The world's biggest retailer announced in June that it had completed its $2.4 billion acquisition of a majority stake in local firm Massmart after winning approval from South Africa's Competition Tribunal.
But the merger has raised concerns among South African officials, with three government departments filing a request for a review of the deal, calling for more binding conditions.
In a joint statement last week, the ministers of trade, economic development and agriculture said the government believed "that given Walmart's global purchasing power, the merged entity will significantly increase imports and reduce purchases from local suppliers in South Africa.
"This will affect entire value chains from the suppliers of raw materials and components to the producers of the finished product," they said.
The ministers are calling for stricter restrictions to ensure the deal will not affect local production and cost jobs. When the tie-up was announced, competition authorities imposed a two-year ban on firing workers.
Walmart has promised to create 15,000 jobs and buy the majority of its goods locally. And in a recent statement, Massmart said that Walmart had a "demonstrable track record of developing local suppliers in the markets within which it operates, not least because this makes commercial sense."
Massmart owns nine wholesale and retail chains, with nearly 300 stores in 14 sub-Saharan African countries.
The government's application for a review of the deal is expected to be heard by the Competition Appeal Court sometime in October.
Walmart is known for having low prices because it pays low wages and negotiates tough with its suppliers. And with a worldwide revenue that is bigger than South Africa's GDP, Walmart's entrance into that country has made politicians concerned.
Ebrahim Patel, minister of economic development, recently said of Walmart: "It has a procurement muscle that no one else has and that procurement muscle, if misapplied, can have a damaging effect on the South African economy,"
Agricultural Minister Tina Joemat-Pettersson went even further, labeling the company's buying power a threat to food security.
"We cannot further decrease the opportunities for local farmers to have access to markets," she said.
But some economists say the opposition from the South African government is sending mixed signals to much-needed investors. A recent U.N. report said South Africa lags behind countries such as Libya, Nigeria and the Democratic Republic of the Congo in terms of attracting new businesses.

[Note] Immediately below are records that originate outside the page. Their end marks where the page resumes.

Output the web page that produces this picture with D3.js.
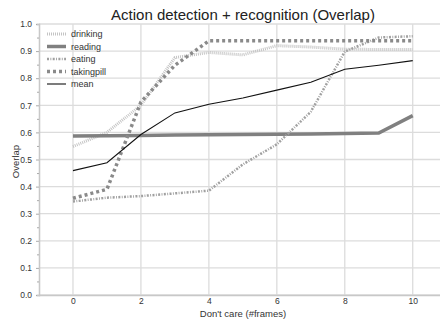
<!DOCTYPE html>
<html>
<head>
<meta charset="utf-8">
<script src="https://cdn.jsdelivr.net/npm/d3@7"></script>
<style>
  body { margin: 0; background: #fff; }
  svg { display: block; font-family: "Liberation Sans", Arial, sans-serif; }
</style>
</head>
<body>
<svg id="chart" width="440" height="320"></svg>
<script>
// frames (x) shared by every series
const frames = [0, 1, 2, 3, 4, 5, 6, 7, 8, 9, 10];
const drinking   = [0.548, 0.600, 0.700, 0.876, 0.895, 0.886, 0.920, 0.915, 0.907, 0.906, 0.906];
const reading    = [0.587, 0.588, 0.589, 0.590, 0.591, 0.592, 0.593, 0.594, 0.596, 0.598, 0.662];
const eating     = [0.345, 0.359, 0.365, 0.375, 0.385, 0.482, 0.556, 0.676, 0.898, 0.950, 0.955];
const takingpill = [0.357, 0.390, 0.712, 0.848, 0.938, 0.938, 0.938, 0.938, 0.938, 0.938, 0.938];
const mean       = [0.459, 0.488, 0.592, 0.672, 0.704, 0.727, 0.756, 0.785, 0.833, 0.848, 0.865];

const seriesNames = ['drinking', 'reading', 'eating', 'takingpill', 'mean'];
const seriesValues = [drinking, reading, eating, takingpill, mean];
const yTicks = [0.0, 0.1, 0.2, 0.3, 0.4, 0.5, 0.6, 0.7, 0.8, 0.9, 1.0];
const xTicks = [0, 2, 4, 6, 8, 10];

const styles = [
  { color: '#c4c4c4', width: 3,   dash: '1,1' },
  { color: '#808080', width: 3.5, dash: null },
  { color: '#a0a0a0', width: 2.5, dash: '2,1.4,0.9,1.4' },
  { color: '#8a8a8a', width: 3.5, dash: '3,3' },
  { color: '#111111', width: 1.1, dash: null },
];

const svg = d3.select('#chart');
const plotLeft = 39, plotTop = 24, plotBottom = 295;
const x = d3.scaleLinear().domain([-1, 11]).range([plotLeft, 446.7]);
const y = d3.scaleLinear().domain([0, 1]).range([plotBottom, plotTop]);

// grid
const grid = svg.append('g');
grid.selectAll('line.gx')
  .data(xTicks)
  .join('line')
  .attr('x1', d => x(d)).attr('x2', d => x(d))
  .attr('y1', plotTop).attr('y2', plotBottom)
  .attr('stroke', '#dcdcdc').attr('stroke-width', 1.3);
grid.selectAll('line.gy')
  .data(yTicks)
  .join('line')
  .attr('x1', plotLeft).attr('x2', 440)
  .attr('y1', d => y(d)).attr('y2', d => y(d))
  .attr('stroke', '#dcdcdc').attr('stroke-width', 1.3);

// y axis with minor ticks
svg.append('g')
  .attr('transform', `translate(${plotLeft},0)`)
  .call(d3.axisLeft(y).tickValues(yTicks).tickFormat(d3.format('.1f')).tickSize(3).tickPadding(4));
svg.append('g')
  .attr('transform', `translate(${plotLeft},0)`)
  .call(d3.axisLeft(y).tickValues(d3.range(0.05, 1, 0.1)).tickFormat('').tickSize(2));

// x axis
svg.append('g')
  .attr('transform', `translate(0,${plotBottom})`)
  .call(d3.axisBottom(x).tickValues(xTicks).tickSize(0).tickPadding(3));

svg.selectAll('.domain').attr('stroke', '#c8c8c8').attr('stroke-width', 1.3);
svg.selectAll('.tick line').attr('stroke', '#aaa');
svg.selectAll('.tick text').attr('font-size', 8.5).attr('fill', '#333')
  .attr('font-family', '"Liberation Sans", Arial, sans-serif');

// lines
const line = d3.line()
  .x((d, i) => x(frames[i]))
  .y(d => y(d));

seriesValues.forEach((vals, i) => {
  const s = styles[i];
  svg.append('path')
    .datum(vals)
    .attr('fill', 'none')
    .attr('stroke', s.color)
    .attr('stroke-width', s.width)
    .attr('stroke-dasharray', s.dash)
    .attr('d', line);
});

// legend
const legend = svg.append('g').attr('transform', 'translate(47,34)');
seriesNames.forEach((name, i) => {
  const s = styles[i];
  const g = legend.append('g').attr('transform', `translate(0,${i * 12.5})`);
  g.append('line')
    .attr('x1', 0).attr('x2', 19)
    .attr('stroke', s.color)
    .attr('stroke-width', s.width)
    .attr('stroke-dasharray', s.dash);
  g.append('text')
    .attr('x', 24).attr('y', 3.3)
    .attr('font-size', 9)
    .attr('fill', '#333')
    .text(name);
});

// title and axis labels
svg.append('text')
  .attr('x', 243).attr('y', 20)
  .attr('text-anchor', 'middle')
  .attr('font-size', 15)
  .attr('fill', '#222')
  .text('Action detection + recognition (Overlap)');

svg.append('text')
  .attr('x', 243).attr('y', 317)
  .attr('text-anchor', 'middle')
  .attr('font-size', 9.5)
  .attr('fill', '#333')
  .text("Don't care (#frames)");

svg.append('text')
  .attr('transform', `translate(19,${(plotTop + plotBottom) / 2 + 2}) rotate(-90)`)
  .attr('text-anchor', 'middle')
  .attr('font-size', 9.5)
  .attr('fill', '#333')
  .text('Overlap');
</script>
</body>
</html>
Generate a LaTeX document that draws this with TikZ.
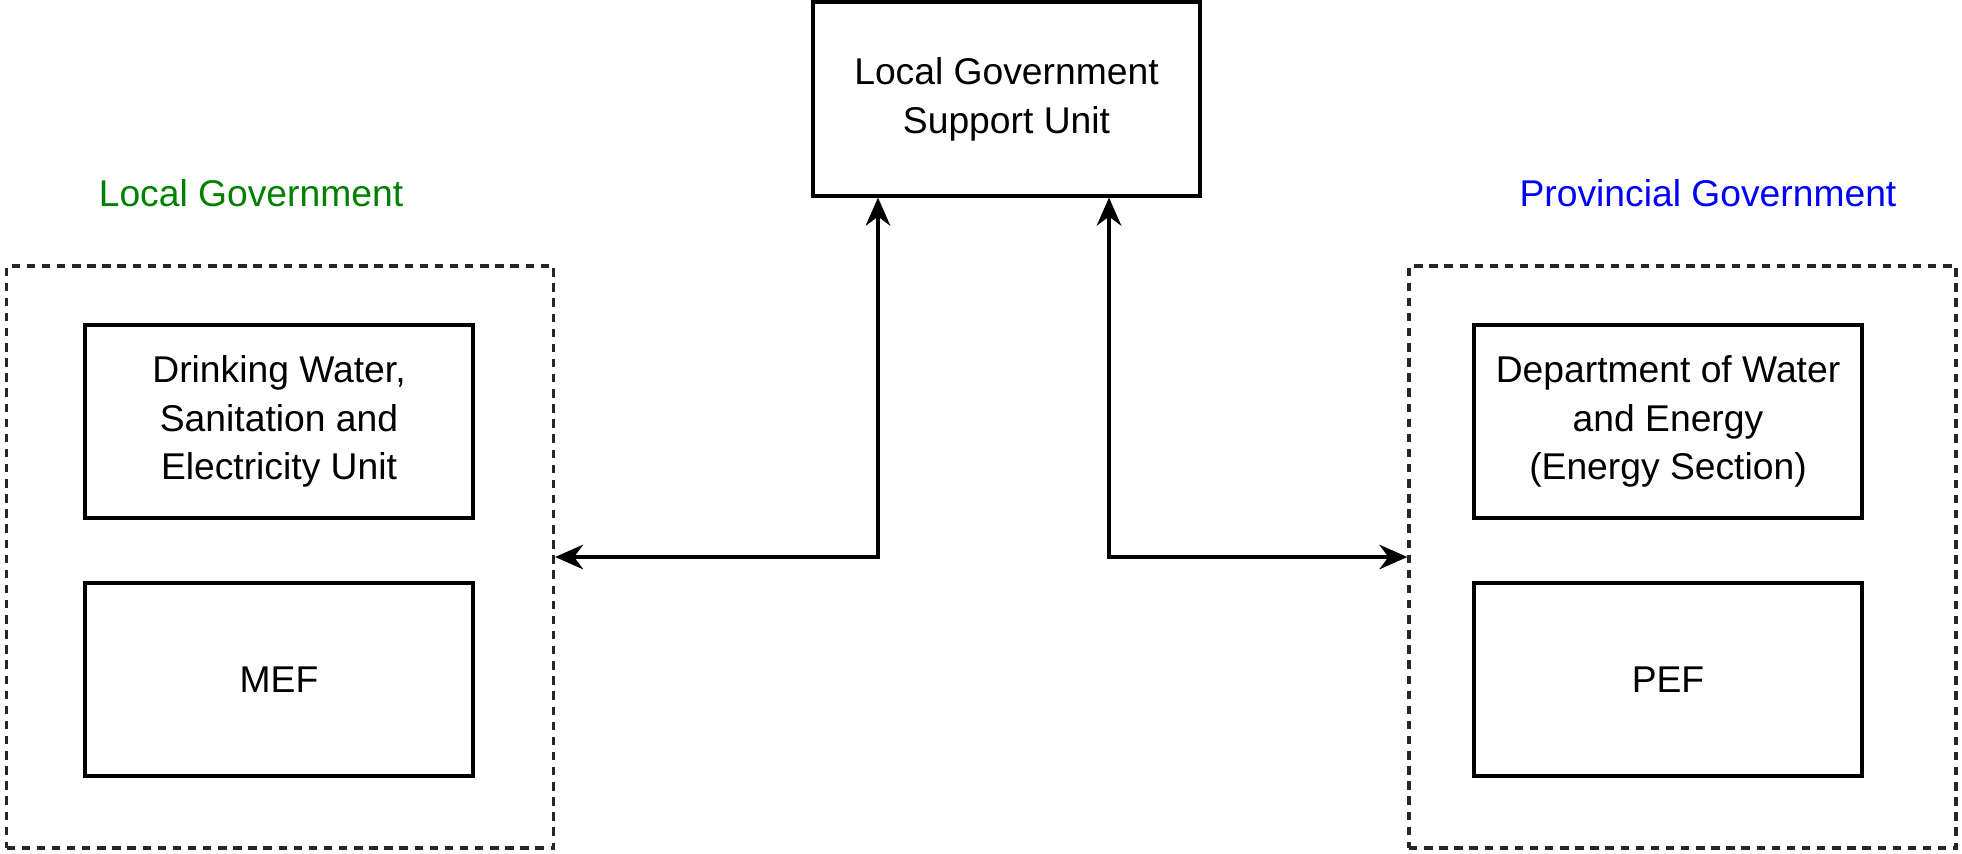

According to the "World Investment Report 2011," South Africa is the 10th-largest recipient of foreign direct investment in Africa and 128th in the world.
Between 2009 and last year, the country's foreign direct investment dropped by 70%. High labor, electricity and transport costs all make doing business in South Africa more expensive than in other parts of the continent.
Economist Mike Schussler says South Africa should raise its game. "If we want to compete with the rest of the world and we want the benefits that everyone else has then we have to make sure that we get better in every way that we possibly can," he says.
Other analysts believe that the government's opposition to the Walmart takeover has more to do with politics than jobs.
"Walmart has paid up the money already, so there is nothing that they (the government) can do, which is why this is all theater," says political analyst Moeletsi Mbeki. "It's about dramatics, making the poor black workers believe that their interests are being looked after."
Unemployment has been growing in South Africa and so has pressure on the state to address it. For years, the government has presided over shrinking industries and massive job cuts.
So even if the government wins its battle against Walmart and gets better guarantees, the issues behind widespread unemployment and poverty will not go away.